--- Begin RECORDS SUPPLIED ---

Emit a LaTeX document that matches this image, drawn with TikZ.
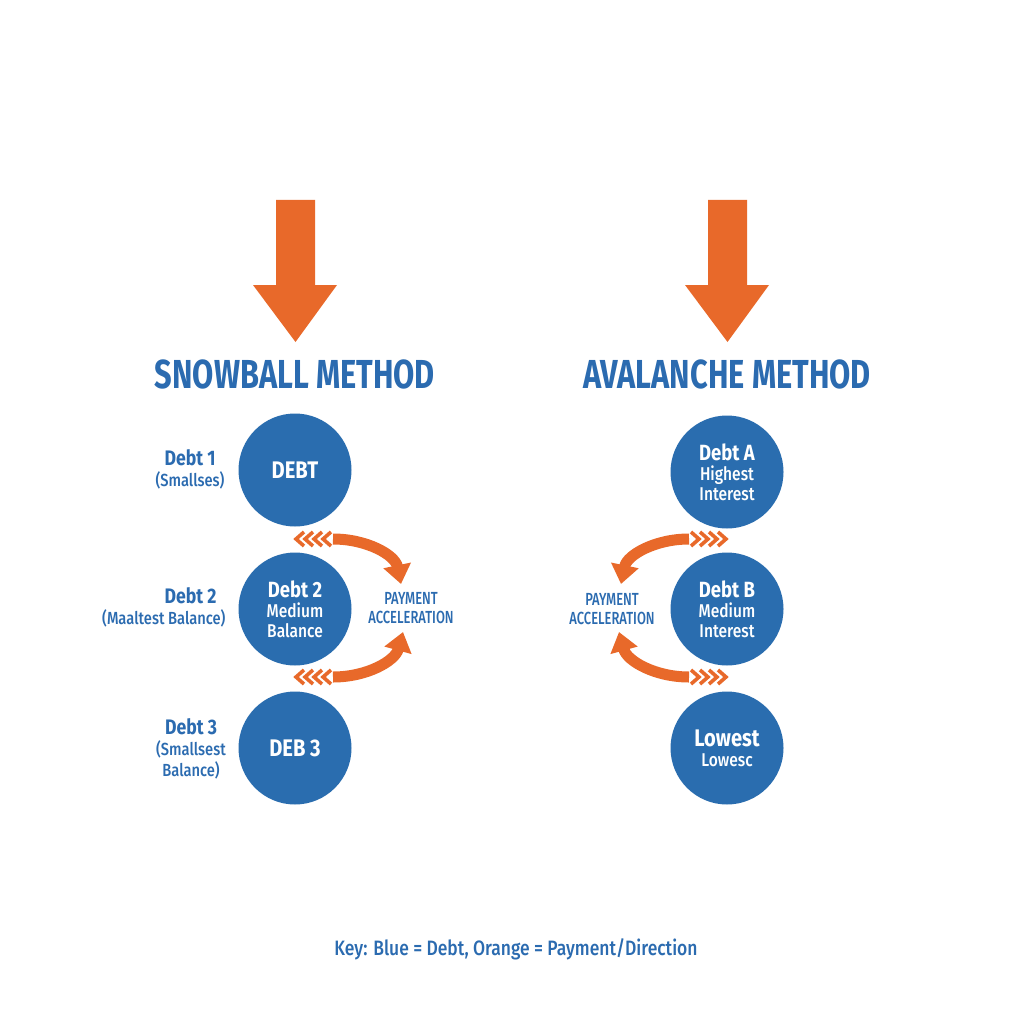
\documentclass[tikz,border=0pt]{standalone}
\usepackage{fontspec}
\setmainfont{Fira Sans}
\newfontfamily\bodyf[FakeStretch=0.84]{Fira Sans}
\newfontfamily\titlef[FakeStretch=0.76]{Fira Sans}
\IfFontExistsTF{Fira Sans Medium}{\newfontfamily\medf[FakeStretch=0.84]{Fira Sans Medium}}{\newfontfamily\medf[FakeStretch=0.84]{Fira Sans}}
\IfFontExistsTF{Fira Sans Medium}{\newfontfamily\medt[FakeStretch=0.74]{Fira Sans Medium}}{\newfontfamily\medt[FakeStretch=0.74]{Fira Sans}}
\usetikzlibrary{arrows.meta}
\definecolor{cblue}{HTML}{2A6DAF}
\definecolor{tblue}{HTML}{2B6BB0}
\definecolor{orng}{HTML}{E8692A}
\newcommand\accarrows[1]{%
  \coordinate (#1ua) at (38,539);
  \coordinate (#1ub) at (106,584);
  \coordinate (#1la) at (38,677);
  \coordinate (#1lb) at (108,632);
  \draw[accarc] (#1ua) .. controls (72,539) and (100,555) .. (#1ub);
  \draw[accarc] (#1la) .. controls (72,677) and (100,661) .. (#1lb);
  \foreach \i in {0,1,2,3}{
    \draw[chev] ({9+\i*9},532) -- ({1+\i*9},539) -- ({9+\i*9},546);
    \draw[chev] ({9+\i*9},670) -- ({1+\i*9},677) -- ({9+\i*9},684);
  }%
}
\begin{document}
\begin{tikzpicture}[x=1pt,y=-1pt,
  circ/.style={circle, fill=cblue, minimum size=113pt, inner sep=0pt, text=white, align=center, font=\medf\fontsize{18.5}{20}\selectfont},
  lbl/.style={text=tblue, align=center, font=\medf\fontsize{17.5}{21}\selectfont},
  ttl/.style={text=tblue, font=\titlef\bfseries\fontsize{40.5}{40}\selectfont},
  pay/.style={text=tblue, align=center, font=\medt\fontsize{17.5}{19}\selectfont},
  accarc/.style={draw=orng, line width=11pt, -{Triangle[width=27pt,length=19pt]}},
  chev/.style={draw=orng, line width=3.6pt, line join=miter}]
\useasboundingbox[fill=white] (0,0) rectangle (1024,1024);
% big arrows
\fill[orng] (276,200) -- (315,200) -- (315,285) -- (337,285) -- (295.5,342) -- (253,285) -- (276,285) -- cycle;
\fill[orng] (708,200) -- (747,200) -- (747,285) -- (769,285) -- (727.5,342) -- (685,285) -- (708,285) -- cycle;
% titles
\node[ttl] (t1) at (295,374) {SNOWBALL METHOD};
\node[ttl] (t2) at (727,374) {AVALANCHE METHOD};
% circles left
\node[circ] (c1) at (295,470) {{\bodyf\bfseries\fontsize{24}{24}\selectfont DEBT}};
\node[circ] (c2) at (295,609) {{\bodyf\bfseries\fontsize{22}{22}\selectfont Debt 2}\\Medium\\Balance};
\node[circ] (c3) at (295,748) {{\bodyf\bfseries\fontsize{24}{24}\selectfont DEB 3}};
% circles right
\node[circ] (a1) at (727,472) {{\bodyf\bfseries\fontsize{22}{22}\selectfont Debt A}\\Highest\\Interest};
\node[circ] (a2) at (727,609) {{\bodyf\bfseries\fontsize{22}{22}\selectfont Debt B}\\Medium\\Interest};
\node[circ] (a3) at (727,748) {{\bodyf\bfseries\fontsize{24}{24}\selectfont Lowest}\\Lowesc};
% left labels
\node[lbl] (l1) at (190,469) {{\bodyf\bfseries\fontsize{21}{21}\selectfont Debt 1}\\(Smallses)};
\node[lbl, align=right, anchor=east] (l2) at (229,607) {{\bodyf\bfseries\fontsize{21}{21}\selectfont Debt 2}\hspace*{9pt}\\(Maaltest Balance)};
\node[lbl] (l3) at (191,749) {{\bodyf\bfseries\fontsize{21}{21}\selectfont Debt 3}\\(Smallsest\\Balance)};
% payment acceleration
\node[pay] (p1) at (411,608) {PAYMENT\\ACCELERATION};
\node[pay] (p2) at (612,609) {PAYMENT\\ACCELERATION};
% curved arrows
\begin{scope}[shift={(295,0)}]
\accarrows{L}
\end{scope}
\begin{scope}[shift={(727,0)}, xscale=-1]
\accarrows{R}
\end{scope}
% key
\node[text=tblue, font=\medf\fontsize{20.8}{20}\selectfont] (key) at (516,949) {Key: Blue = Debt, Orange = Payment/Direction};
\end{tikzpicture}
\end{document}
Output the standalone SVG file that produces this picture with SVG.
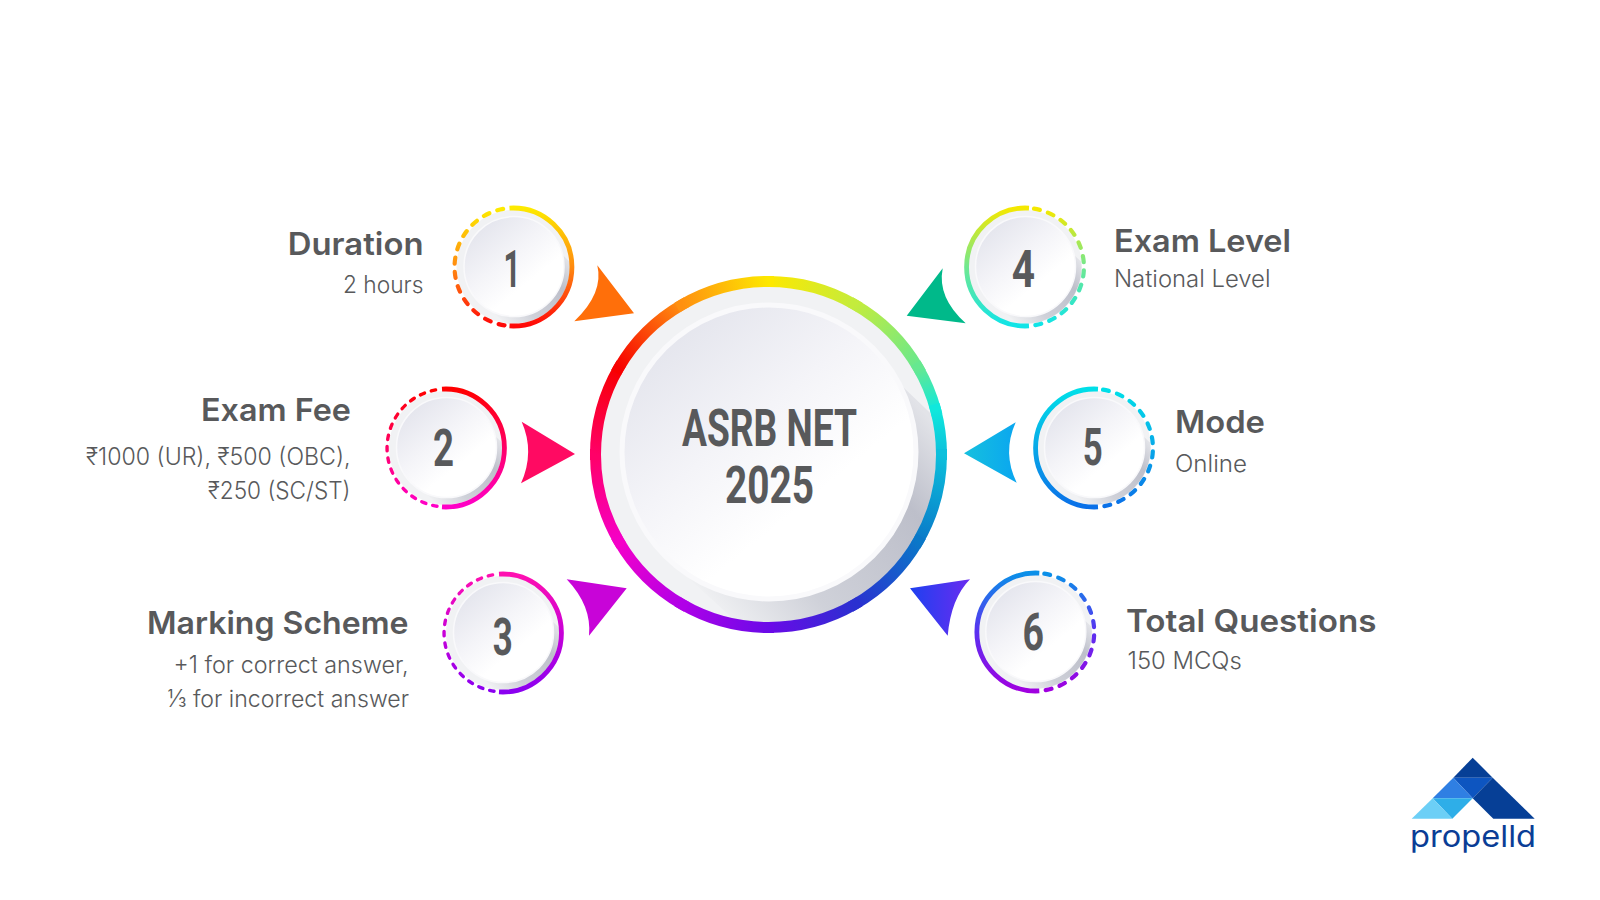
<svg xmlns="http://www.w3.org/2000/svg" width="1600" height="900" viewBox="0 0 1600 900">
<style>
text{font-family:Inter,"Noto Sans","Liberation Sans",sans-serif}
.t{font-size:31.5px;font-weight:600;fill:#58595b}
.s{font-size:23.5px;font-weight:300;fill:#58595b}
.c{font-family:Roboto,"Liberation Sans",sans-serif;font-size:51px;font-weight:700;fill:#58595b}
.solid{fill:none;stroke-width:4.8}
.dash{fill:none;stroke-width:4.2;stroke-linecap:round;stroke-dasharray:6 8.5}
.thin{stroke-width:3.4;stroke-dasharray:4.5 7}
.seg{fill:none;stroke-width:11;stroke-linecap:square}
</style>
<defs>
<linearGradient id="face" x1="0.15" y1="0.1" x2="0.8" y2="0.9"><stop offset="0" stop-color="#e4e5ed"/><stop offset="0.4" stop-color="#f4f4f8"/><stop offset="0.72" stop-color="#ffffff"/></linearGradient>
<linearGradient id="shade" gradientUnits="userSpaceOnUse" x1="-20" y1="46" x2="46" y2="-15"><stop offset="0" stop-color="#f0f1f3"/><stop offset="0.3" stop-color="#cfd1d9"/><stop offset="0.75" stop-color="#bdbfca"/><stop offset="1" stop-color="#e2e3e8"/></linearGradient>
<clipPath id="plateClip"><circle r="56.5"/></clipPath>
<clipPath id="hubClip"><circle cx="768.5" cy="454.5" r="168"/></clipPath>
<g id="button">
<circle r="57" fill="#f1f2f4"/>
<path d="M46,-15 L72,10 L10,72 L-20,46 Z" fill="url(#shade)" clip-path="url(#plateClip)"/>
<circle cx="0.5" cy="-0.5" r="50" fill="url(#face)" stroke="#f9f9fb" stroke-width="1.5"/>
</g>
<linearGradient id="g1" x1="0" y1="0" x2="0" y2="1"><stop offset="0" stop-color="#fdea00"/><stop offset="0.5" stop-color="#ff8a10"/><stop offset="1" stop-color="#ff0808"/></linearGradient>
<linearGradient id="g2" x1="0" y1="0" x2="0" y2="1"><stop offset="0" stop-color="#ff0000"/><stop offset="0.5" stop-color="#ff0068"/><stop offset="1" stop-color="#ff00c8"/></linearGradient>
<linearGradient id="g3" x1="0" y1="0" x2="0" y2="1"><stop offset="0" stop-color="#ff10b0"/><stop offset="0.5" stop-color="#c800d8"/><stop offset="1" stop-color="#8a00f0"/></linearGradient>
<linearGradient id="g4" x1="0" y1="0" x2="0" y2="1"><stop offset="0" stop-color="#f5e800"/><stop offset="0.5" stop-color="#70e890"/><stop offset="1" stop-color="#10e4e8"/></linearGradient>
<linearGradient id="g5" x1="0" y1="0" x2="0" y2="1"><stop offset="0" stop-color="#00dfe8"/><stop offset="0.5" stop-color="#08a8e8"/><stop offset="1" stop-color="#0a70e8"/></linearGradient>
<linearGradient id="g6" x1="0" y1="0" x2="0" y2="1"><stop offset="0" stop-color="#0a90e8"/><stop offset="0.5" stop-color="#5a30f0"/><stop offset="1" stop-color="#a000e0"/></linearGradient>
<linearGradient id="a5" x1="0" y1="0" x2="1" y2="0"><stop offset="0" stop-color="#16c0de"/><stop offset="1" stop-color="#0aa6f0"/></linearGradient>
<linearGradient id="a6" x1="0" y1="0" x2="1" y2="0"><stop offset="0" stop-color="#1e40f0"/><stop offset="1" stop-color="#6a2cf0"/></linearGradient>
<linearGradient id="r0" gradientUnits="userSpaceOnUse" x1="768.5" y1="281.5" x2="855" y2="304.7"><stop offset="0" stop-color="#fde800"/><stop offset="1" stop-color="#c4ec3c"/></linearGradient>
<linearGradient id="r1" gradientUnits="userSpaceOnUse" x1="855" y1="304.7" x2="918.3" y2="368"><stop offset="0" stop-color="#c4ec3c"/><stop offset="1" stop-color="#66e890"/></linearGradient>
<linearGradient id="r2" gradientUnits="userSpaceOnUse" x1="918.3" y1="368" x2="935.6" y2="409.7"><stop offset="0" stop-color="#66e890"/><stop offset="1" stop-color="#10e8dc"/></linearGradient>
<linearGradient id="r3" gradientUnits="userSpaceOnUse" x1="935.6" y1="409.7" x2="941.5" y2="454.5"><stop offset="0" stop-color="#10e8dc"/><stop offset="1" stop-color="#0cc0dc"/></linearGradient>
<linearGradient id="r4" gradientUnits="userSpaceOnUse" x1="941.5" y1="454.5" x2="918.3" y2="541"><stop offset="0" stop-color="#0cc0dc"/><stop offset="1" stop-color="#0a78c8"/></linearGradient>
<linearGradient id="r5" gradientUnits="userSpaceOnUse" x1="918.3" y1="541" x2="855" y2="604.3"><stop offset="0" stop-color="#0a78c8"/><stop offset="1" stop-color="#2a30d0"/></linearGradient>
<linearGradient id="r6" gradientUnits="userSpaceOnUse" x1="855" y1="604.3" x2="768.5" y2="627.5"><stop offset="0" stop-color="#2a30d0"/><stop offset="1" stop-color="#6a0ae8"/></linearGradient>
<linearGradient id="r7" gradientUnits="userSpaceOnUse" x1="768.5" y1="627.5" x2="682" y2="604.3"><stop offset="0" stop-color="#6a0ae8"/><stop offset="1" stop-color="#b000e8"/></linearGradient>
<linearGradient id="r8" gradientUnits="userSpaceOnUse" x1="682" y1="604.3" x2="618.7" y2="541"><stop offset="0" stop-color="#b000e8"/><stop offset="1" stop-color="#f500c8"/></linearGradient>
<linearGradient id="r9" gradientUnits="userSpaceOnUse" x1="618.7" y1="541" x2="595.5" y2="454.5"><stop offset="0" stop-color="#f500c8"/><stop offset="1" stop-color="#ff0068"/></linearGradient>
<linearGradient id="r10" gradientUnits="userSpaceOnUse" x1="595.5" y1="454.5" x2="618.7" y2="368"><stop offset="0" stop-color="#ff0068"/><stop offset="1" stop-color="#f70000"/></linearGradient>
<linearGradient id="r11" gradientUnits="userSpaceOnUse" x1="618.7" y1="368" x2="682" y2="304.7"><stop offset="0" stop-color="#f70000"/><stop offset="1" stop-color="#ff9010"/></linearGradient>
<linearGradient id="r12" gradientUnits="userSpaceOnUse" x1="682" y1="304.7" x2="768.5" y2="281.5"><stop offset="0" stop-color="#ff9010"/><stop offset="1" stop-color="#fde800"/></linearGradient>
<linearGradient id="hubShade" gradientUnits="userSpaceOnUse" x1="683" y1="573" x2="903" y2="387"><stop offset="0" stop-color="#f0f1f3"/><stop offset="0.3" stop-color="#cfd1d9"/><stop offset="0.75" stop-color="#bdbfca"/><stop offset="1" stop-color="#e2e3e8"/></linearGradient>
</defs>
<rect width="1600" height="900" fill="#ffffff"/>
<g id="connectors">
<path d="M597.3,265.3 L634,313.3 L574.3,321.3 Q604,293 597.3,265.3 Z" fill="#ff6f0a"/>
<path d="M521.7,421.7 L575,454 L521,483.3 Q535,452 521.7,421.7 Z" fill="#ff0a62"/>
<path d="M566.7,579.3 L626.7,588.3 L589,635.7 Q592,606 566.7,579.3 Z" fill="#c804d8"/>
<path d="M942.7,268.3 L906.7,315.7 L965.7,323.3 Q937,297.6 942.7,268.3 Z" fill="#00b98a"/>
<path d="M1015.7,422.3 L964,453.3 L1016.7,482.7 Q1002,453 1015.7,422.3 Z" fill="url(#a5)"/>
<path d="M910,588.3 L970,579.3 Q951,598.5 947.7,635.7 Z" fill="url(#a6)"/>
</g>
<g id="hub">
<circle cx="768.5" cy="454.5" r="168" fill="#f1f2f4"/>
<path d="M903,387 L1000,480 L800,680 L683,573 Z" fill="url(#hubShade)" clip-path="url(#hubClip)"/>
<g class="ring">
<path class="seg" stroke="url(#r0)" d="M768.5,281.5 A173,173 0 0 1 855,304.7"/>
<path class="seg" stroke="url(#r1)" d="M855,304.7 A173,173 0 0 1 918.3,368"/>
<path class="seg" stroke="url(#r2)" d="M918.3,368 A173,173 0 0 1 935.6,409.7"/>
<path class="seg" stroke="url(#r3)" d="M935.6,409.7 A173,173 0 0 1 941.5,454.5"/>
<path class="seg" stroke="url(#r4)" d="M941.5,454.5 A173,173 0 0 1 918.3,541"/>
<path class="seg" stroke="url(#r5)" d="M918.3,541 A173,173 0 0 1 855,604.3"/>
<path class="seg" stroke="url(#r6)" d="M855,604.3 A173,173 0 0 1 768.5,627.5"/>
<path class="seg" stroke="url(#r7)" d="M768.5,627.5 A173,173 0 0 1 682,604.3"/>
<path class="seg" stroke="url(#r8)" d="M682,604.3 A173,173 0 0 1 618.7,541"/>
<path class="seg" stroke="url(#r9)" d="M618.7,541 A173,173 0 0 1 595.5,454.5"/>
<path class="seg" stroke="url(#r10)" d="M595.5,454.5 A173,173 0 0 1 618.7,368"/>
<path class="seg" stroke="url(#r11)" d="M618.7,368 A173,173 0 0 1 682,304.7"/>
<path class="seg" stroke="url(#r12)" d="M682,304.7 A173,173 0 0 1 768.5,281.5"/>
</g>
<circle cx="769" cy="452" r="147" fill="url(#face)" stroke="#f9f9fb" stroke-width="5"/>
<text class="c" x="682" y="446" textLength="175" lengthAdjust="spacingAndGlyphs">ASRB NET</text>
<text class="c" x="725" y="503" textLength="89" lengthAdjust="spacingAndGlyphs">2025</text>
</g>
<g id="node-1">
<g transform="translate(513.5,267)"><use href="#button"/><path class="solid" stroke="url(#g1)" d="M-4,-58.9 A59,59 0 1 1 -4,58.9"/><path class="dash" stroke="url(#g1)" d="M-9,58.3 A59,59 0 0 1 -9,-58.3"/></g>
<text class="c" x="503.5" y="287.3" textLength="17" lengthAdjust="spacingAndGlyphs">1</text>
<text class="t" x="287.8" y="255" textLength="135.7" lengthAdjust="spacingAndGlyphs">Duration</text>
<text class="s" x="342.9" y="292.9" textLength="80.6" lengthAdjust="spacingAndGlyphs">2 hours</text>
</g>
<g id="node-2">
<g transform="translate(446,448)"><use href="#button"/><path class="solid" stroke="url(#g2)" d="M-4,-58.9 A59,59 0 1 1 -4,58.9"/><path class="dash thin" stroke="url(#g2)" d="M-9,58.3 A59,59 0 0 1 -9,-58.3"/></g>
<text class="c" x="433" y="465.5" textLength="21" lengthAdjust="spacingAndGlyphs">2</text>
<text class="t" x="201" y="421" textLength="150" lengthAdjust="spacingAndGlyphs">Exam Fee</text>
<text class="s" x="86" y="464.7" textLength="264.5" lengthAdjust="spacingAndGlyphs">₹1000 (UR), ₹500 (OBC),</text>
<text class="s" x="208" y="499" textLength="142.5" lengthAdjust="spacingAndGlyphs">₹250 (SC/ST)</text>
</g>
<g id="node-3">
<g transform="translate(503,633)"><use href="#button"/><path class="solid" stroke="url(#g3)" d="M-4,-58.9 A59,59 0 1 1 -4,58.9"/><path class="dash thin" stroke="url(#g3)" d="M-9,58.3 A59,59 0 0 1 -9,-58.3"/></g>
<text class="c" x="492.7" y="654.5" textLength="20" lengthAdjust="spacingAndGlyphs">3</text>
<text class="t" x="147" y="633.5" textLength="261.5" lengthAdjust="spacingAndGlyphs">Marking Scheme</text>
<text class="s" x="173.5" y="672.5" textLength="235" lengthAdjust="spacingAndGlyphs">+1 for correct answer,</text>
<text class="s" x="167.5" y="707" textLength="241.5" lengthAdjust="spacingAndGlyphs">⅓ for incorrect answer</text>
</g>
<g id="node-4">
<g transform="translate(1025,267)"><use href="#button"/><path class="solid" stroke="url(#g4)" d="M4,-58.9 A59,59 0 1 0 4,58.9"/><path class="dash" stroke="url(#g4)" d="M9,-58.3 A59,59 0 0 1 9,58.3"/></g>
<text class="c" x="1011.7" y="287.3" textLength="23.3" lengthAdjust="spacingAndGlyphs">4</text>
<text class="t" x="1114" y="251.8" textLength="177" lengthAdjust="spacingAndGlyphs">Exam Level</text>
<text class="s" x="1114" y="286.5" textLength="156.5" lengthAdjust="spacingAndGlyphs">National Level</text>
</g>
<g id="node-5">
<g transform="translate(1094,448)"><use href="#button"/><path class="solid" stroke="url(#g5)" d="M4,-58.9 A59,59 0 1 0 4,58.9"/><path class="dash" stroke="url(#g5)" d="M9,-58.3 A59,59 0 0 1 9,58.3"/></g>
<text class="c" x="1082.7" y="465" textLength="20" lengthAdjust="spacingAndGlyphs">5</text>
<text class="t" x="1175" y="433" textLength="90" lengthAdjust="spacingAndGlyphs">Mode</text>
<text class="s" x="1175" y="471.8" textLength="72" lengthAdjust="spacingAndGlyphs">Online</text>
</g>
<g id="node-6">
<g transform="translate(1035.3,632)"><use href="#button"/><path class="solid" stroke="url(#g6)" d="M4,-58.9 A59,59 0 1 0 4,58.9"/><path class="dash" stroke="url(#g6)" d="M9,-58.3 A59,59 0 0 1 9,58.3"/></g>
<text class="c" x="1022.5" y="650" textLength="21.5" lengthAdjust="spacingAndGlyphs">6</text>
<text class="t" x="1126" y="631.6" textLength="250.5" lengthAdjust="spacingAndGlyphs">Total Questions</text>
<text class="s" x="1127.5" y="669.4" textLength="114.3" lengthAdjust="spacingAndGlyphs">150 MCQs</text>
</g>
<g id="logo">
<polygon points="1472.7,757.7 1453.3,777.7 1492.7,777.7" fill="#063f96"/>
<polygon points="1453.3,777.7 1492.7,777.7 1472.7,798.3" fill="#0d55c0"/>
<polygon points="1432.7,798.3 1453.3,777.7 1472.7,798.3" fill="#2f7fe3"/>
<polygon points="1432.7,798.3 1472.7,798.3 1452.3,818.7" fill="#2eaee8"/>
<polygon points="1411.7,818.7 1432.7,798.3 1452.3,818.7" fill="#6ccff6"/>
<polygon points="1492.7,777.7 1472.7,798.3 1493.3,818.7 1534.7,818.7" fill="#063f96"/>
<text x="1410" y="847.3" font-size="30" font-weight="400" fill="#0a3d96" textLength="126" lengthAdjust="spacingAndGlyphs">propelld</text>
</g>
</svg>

--- End RECORDS SUPPLIED ---

* TASK STATEMENT *
Count the lines in which the string "with" appears, then report only that figure.

* RESULT OF THE TASK *
2